Neumann and his colleagues in the OSS believed that the Nazis cleverly instrumentalized anti-Semitism to cement their grip on power — as one of their analyses from 1943 stated: “For years, anti-Semitism has served the purpose of forcing all Germans either to identify themselves with Nazi-ism or pay the price of dissent.” Again, comparisons may be politically incorrect, but it is hard to overlook that, for years, even decades now, anti-Semitism has also served a number of political purposes in the Islamic world. For an Iran that aspires to gain hegemony over the Middle East, anti-Semitism, or the fight against Israel, is arguably an indispensable tool, since the Iranian theocrats would have to overcome not only the Sunni-Shia antagonism, but also Arab hostility to Persian hegemony. While that may well be “mission impossible”, wiping Israel off the map would seem pretty much the only way to try to achieve that.

Another reason for real concern is the fact that even the most dovish analyst will acknowledge that Iran’s nuclear program enjoys widespread popular support in the country. If you wonder why Iranians, who are painfully aware of their country’s dire economic situation, want their government to spend resources on a nuclear program, you will hear about national pride, and the perfectly understandable notion that Iran needs a nuclear program for defensive reasons. To defend against whom? Well, against the US, of course — against the country that, as many dovish analysts will tell you, Iranians actually greatly admire, the country that has just deposed of Iran’s greatest enemy, Saddam Hussein. True enough, there are indications that some groups in America would like to see “regime change” in Teheran — but supposedly, this is also what many Iranians want. For the time being, however, it seems that what Iranians want even more are atomic weapons.

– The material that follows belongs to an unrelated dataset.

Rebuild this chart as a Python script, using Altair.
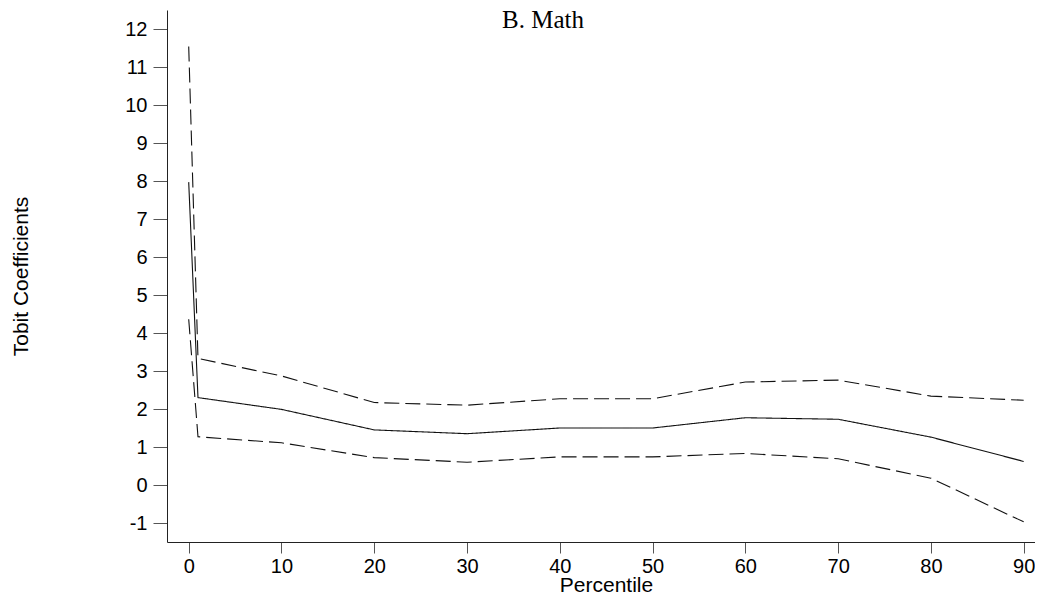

A fundamentalist Islamic theocracy, armed with nuclear weapons and openly pursuing hegemonic aspirations in the region, can only be regarded as a potentially existential threat to Israel — acknowledging that, and acting to prevent it, should be regarded as the only politically correct option, not least because there is one irrefutable lesson of history: those who have said that they want to kill Jews have always meant what they said.